-- Start PROVIDED INFORMATION --
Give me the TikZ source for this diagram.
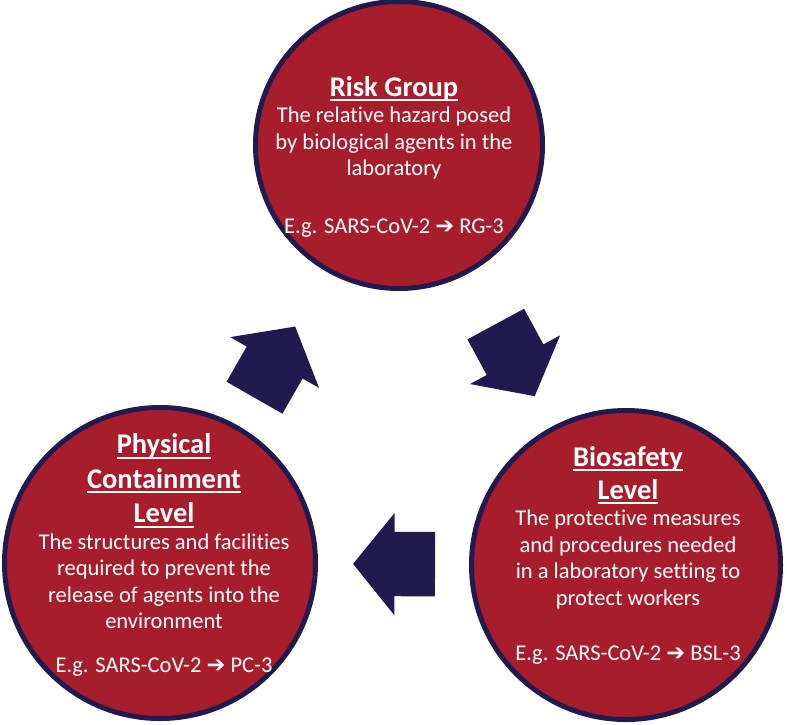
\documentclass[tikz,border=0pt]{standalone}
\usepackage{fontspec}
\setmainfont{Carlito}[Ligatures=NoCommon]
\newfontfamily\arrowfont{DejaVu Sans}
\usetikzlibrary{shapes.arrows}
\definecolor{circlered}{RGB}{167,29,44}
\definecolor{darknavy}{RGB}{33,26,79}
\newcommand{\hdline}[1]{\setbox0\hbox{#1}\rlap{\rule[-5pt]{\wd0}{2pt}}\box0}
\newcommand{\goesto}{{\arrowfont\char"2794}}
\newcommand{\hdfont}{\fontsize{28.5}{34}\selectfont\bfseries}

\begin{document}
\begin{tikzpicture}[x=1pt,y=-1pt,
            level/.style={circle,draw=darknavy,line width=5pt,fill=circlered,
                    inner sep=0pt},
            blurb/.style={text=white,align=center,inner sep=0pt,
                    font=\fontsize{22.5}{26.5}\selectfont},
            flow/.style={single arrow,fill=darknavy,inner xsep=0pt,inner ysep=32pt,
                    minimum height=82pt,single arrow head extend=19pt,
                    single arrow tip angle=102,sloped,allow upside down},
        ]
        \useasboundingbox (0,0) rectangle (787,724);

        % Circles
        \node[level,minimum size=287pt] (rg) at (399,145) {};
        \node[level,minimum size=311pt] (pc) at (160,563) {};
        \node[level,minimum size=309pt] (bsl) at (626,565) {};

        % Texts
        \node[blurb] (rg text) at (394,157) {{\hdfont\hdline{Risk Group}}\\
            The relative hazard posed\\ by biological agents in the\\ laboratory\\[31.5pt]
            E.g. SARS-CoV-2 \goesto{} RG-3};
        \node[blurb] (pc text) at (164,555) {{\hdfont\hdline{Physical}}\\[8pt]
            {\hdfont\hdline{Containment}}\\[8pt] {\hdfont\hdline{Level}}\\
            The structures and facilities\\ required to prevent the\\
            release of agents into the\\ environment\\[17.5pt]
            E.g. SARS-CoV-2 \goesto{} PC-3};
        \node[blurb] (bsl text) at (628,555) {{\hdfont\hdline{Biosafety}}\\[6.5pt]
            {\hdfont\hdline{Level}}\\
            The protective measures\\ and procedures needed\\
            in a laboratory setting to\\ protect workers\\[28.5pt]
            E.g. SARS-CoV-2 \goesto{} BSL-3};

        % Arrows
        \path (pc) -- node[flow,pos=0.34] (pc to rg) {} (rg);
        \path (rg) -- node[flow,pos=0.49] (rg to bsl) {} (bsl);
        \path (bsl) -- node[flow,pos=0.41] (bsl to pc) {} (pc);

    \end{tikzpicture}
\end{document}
-- End PROVIDED INFORMATION --
-- Start PROVIDED INFORMATION --
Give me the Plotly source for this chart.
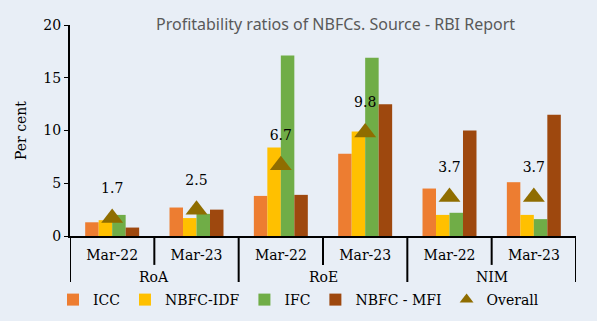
-- End PROVIDED INFORMATION --
-- Start PROVIDED INFORMATION --
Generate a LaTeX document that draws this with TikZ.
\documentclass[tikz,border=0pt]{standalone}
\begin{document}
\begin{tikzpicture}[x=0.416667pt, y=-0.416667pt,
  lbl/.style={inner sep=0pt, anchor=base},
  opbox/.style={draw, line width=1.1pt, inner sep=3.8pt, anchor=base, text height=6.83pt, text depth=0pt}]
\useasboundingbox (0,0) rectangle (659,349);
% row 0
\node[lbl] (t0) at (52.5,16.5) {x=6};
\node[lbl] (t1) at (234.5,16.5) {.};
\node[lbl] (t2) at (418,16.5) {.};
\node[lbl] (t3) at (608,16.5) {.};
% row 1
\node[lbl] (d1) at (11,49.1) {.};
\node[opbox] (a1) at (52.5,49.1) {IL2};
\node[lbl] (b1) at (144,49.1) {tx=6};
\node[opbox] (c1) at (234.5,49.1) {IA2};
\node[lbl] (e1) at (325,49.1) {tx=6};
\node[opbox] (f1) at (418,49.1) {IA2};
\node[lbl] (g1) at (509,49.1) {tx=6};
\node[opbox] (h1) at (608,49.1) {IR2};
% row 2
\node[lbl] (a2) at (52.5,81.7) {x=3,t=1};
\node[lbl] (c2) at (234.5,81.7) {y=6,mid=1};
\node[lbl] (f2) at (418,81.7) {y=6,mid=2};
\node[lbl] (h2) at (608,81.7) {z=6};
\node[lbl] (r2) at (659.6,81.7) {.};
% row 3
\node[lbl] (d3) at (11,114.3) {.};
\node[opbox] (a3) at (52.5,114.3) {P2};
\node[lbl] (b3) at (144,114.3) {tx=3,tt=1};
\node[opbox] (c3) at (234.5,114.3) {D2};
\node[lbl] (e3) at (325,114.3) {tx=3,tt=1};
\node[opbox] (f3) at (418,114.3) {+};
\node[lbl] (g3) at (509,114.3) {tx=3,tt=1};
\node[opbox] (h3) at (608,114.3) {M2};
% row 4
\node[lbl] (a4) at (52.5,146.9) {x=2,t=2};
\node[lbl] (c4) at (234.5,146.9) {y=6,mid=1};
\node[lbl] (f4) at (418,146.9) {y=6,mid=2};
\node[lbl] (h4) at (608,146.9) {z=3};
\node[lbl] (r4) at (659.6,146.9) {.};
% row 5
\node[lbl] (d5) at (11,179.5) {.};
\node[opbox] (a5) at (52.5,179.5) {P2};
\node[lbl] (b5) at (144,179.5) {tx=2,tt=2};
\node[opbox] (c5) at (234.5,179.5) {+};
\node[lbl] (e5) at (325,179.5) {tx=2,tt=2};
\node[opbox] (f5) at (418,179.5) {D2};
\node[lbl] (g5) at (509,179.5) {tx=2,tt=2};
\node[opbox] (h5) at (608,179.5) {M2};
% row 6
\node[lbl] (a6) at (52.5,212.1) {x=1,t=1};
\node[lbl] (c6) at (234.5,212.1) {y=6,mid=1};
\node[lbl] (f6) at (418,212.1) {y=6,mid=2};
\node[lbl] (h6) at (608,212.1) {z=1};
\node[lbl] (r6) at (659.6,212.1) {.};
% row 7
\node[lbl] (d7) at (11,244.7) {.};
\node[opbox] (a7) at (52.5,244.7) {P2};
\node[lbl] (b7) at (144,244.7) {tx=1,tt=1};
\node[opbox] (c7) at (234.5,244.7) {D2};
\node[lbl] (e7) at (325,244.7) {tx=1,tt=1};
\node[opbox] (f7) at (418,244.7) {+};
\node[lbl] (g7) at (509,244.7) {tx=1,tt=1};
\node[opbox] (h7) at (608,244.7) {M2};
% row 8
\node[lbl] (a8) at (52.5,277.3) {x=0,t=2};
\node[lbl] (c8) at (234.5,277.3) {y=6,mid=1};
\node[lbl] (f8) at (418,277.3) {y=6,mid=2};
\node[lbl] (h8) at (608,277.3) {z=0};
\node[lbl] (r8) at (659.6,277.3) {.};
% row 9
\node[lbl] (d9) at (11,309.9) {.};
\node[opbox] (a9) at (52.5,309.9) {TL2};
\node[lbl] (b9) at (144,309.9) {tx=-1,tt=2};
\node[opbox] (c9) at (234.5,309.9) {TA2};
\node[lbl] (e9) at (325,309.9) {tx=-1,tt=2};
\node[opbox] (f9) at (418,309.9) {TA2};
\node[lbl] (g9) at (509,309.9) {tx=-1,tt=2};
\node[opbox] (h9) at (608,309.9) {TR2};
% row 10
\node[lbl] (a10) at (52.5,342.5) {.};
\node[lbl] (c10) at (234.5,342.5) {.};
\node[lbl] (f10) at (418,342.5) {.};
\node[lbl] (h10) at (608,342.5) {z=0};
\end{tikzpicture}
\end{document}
-- End PROVIDED INFORMATION --
OBJECTIVE: Look through the entries above for the word "source". Copy every line where it shows up.

OUTPUT OF THE TASK:
Give me the TikZ source for this diagram.
Give me the Plotly source for this chart.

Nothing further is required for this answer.